TL;DR
Threlmark treats local disk storage as the core record, making data portable, safe, and offline-first. Sync happens in the background, while files on disk are the ultimate authority—changing how we think about data integrity and collaboration.
Imagine a project tool that never loses your data, works offline without fuss, and can be shared with anyone—no cloud required. That’s the promise of Threlmark’s local-first architecture. It shifts the focus from centralized servers to your disk, turning your file system into the single source of truth.
Why does this matter? Because it rewires how we think about data safety, collaboration, and resilience. Instead of depending on a fragile network connection or a proprietary database, Threlmark’s design makes your files the contract—simple, transparent, and portable.
Disk is the contract: inside a local-first roadmap hub
A Next.js app on top of plain JSON files — no database, no cloud, no accounts. The key decision: the on-disk layout IS the API. Everything else cascades from taking that seriously.
There is no server-of-record — the files are the record
The UI and any external tool reach the same files through the same discipline.

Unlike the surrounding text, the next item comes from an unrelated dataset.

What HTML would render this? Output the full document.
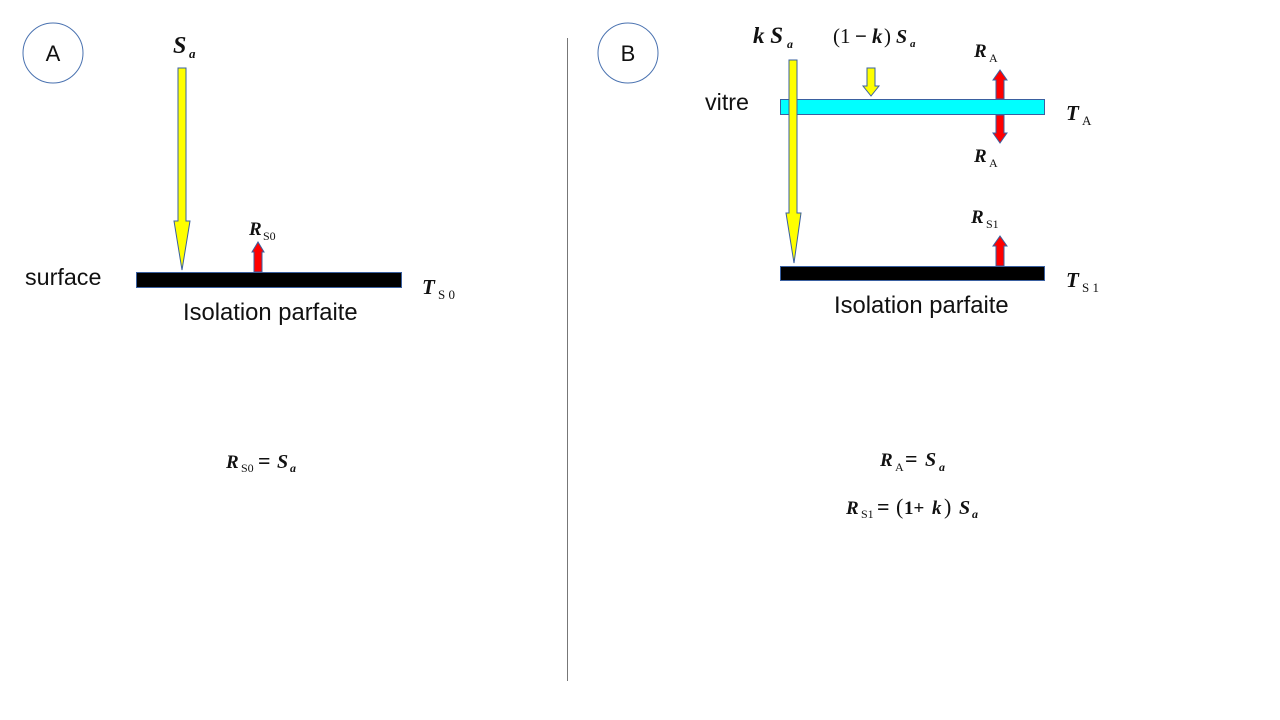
<!DOCTYPE html>
<html><head><meta charset="utf-8"><style>
html,body{margin:0;padding:0;background:#fff;width:1280px;height:720px;overflow:hidden}
svg{display:block}
.s{font-family:"Liberation Sans",sans-serif;fill:#111}
.m{font-family:"Liberation Serif",serif;font-weight:bold;font-style:italic;fill:#111}
.n{font-family:"Liberation Serif",serif;fill:#111}
</style></head><body>
<svg width="1280" height="720" viewBox="0 0 1280 720" xmlns="http://www.w3.org/2000/svg">
<line x1="567.5" y1="38" x2="567.5" y2="681" stroke="#777" stroke-width="1"/>
<circle cx="53" cy="53" r="30" fill="#fff" stroke="#4a72b0" stroke-width="1"/>
<text x="53" y="61" text-anchor="middle" class="s" font-size="22">A</text>
<circle cx="628" cy="53" r="30" fill="#fff" stroke="#4a72b0" stroke-width="1"/>
<text x="628" y="61" text-anchor="middle" class="s" font-size="22">B</text>

<!-- Panel A -->
<polygon points="178,68 186,68 186,221 190,221 182,270 174,221 178,221" fill="#ffff00" stroke="#3a60a0" stroke-width="1"/>
<rect x="136.5" y="272.5" width="265" height="15" fill="#000" stroke="#3a60a0" stroke-width="1"/>
<polygon points="254,272 254,252 252,252 258,242 264,252 262,252 262,272" fill="#ff0000" stroke="#3a60a0" stroke-width="1"/>
<text x="173" y="53" class="m" font-size="24">S</text><text x="189" y="58" class="m" font-size="13" font-weight="normal">a</text>
<text x="249" y="235" class="m" font-size="19">R</text><text x="263" y="240" class="n" font-size="12">S0</text>
<text x="422" y="294" class="m" font-size="21">T</text><text x="438" y="299" class="n" font-size="13">S 0</text>
<text x="25" y="285" class="s" font-size="23.3">surface</text>
<text x="183" y="320" class="s" font-size="23.8">Isolation parfaite</text>
<text x="226" y="468" class="m" font-size="19">R</text><text x="241" y="472" class="n" font-size="12">S0</text>
<text x="258" y="468" class="n" font-size="22" font-weight="bold">=</text>
<text x="277" y="468" class="m" font-size="20">S</text><text x="290" y="472" class="m" font-size="12" font-weight="normal">a</text>

<!-- Panel B -->
<rect x="780.5" y="99.5" width="264" height="15" fill="#00ffff" stroke="#3a60a0" stroke-width="1"/>
<polygon points="789,60 797,60 797,213 801,213 794,263 786,213 789,213" fill="#ffff00" stroke="#3a60a0" stroke-width="1"/>
<rect x="780.5" y="266.5" width="264" height="14" fill="#000" stroke="#3a60a0" stroke-width="1"/>
<polygon points="867,68 875,68 875,86 879,86 871,96 863,86 867,86" fill="#ffff00" stroke="#3a60a0" stroke-width="1"/>
<polygon points="996,99 996,80 993,80 1000,70 1007,80 1004,80 1004,99" fill="#ff0000" stroke="#3a60a0" stroke-width="1"/>
<polygon points="996,115 996,133 993,133 1000,143 1007,133 1004,133 1004,115" fill="#ff0000" stroke="#3a60a0" stroke-width="1"/>
<polygon points="996,266 996,246 993,246 1000,236 1007,246 1004,246 1004,266" fill="#ff0000" stroke="#3a60a0" stroke-width="1"/>
<text x="753" y="43" class="m" font-size="23">k S</text><text x="787" y="48" class="m" font-size="12" font-weight="normal">a</text>
<text x="833" y="43" class="n" font-size="21">(1</text><text x="855" y="43" class="n" font-size="21" font-weight="bold">−</text><text x="872" y="43" class="m" font-size="21">k</text><text x="884" y="43" class="n" font-size="21">)</text><text x="896" y="43" class="m" font-size="20">S</text><text x="910" y="47" class="m" font-size="11" font-weight="normal">a</text>
<text x="974" y="57" class="m" font-size="19">R</text><text x="989" y="62" class="n" font-size="12">A</text>
<text x="974" y="162" class="m" font-size="19">R</text><text x="989" y="167" class="n" font-size="12">A</text>
<text x="971" y="223" class="m" font-size="19">R</text><text x="986" y="228" class="n" font-size="12">S1</text>
<text x="1066" y="120" class="m" font-size="21">T</text><text x="1082" y="125" class="n" font-size="13">A</text>
<text x="1066" y="287" class="m" font-size="21">T</text><text x="1082" y="292" class="n" font-size="13">S 1</text>
<text x="705" y="110" class="s" font-size="23.3">vitre</text>
<text x="834" y="313" class="s" font-size="23.8">Isolation parfaite</text>
<text x="880" y="466" class="m" font-size="19">R</text><text x="895" y="471" class="n" font-size="12">A</text>
<text x="905" y="466" class="n" font-size="22" font-weight="bold">=</text>
<text x="925" y="466" class="m" font-size="20">S</text><text x="939" y="471" class="m" font-size="12" font-weight="normal">a</text>
<text x="846" y="514" class="m" font-size="19">R</text><text x="861" y="518" class="n" font-size="12">S1</text>
<text x="877" y="514" class="n" font-size="22" font-weight="bold">=</text>
<text x="896" y="514" class="n" font-size="22">(</text><text x="904" y="514" class="n" font-size="19" font-weight="bold">1+</text><text x="932" y="514" class="m" font-size="19">k</text><text x="944" y="514" class="n" font-size="22">)</text>
<text x="959" y="514" class="m" font-size="20">S</text><text x="972" y="518" class="m" font-size="12" font-weight="normal">a</text>
</svg>
</body></html>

The data root defaults to ~/.threlmark — home-based, because it’s a shared hub every one of your apps points at.
Inspectable
Every artifact is a file you can cat, diff, grep, commit.
Portable · no lock-in
Back up with cp, sync with Dropbox / git, migrate trivially.
Interoperable
Any tool in any language joins by reading / writing files.
Restartable
No in-memory state to lose — stateless over the files.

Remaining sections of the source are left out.